Assume, now, that $I={\mathbb{R}}_{+}$. Then, assumption (89) guarantees that ${\mathcal{C}}_n\to {\mathbf{0}}_{\infty }$ in $C([0,m];{\mathbf{Q}}_{\infty })$, for any $m\in \mathbb{N}$. Therefore, using part a) of the theorem, we deduce that ${\mathit{\epsilon }}_n\to \mathit{\epsilon }$ in $C^1([0,m];Q)$ for any $m\in \mathbb{N}$. This implies that (90) holds, which concludes the proof. □

The convergence result (89) is important from a mechanical point of view since it shows that the viscoelastic constitutive law with short memory (80) can be approached by the viscoelastic constitutive law with long memory (82) for a small relaxation tensor.

7. Conclusions

In this paper, we studied a Cauchy problem for differential equations in a Hilbert space X. The problem is stated in a time interval I, which can be finite or infinite. The unique solvability of the problem follows from a fixed point argument for history-dependent operators. Then, we established convergence criteria for both a general fixed point problem and the corresponding Cauchy problem. Our main result is Theorem 5, which provides necessary and sufficient conditions on a sequence, and which guarantees its convergence to the solution of the Cauchy problem in the space of continuously differentiable functions. We used this theorem to deduce continuous dependence results for the solution with respect to the data and provided an application in viscoelasticity.
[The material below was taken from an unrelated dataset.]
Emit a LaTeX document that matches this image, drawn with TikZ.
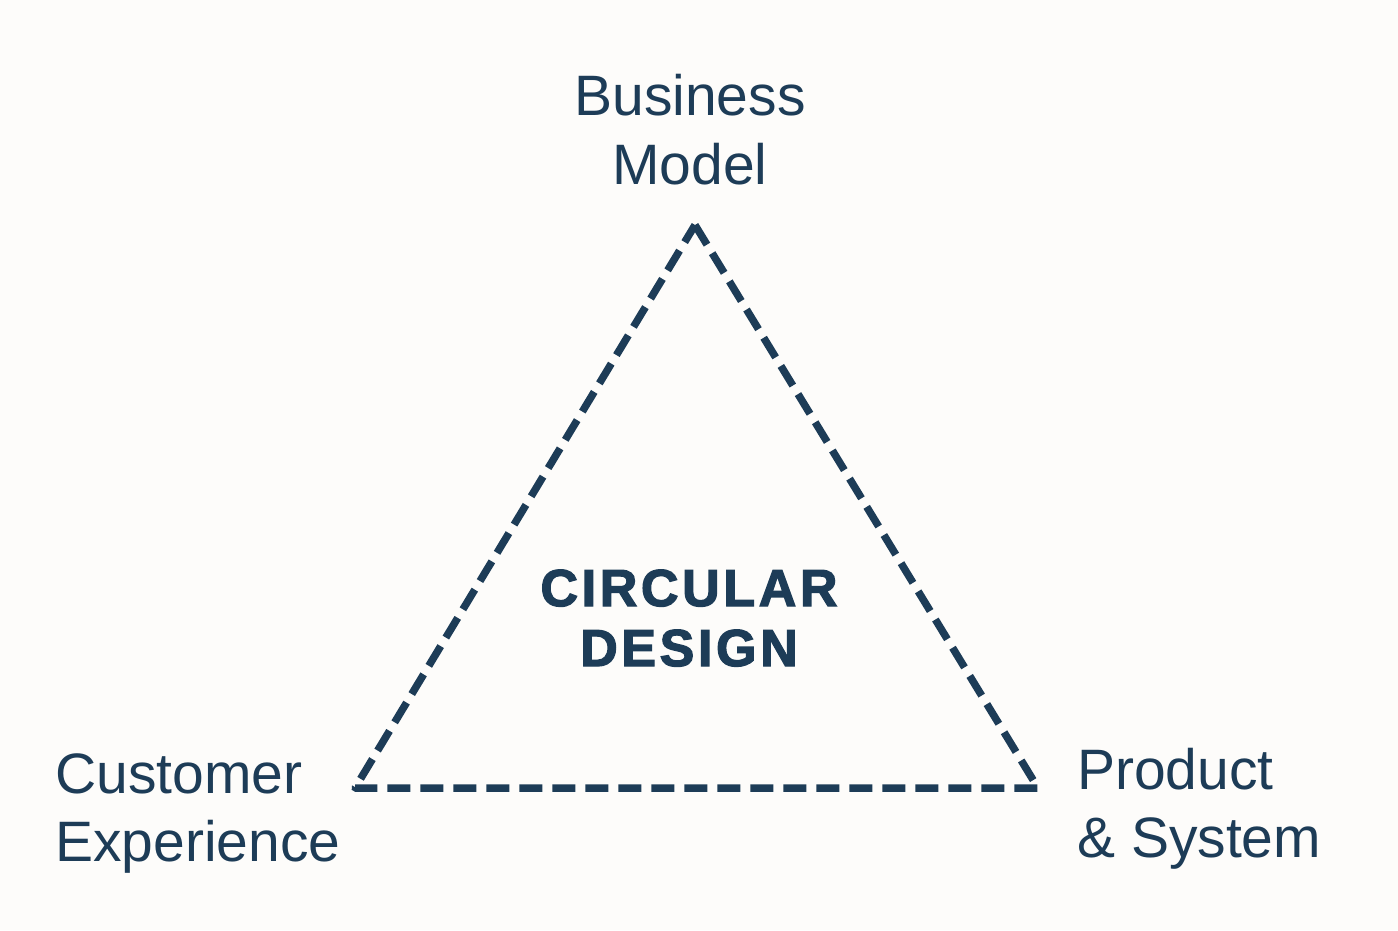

Our results in this work deserve to be extended in several directions. A first direction would be to extend these results in the framework of reflexive Banach spaces, by using a version of Lemma 2 in which the inner product and the identity operator are replaced by the duality pairing and the duality mapping, respectively. A second direction would be to relax the assumption (30) on the function F and to work in the framework of $L^p(I;X)$ and $W^{1,p}(I;X)$ spaces. A third direction of research could be to study the same problem but with a fractional derivative. Results in whichever of these directions would open up methods in various applications in Solid and Contact Mechanics, involving more general constitutive laws and materials. The use of Theorem 5 in the study of the convergence of the solution of a discrete version of the Cauchy problem (1) and (2), as the discretization parameter converges, would also represent a problem which deserves to be studied in the future. Computer simulations of the theoretical convergence results presented in this paper would be welcome, too. Finally, we mention that solving Problem ${\mathcal{Q}}_{\mathcal{P}}$ for various initial problems $\mathcal{P}$ represents a challenging research direction which, clearly, deserves to be investigated in the future.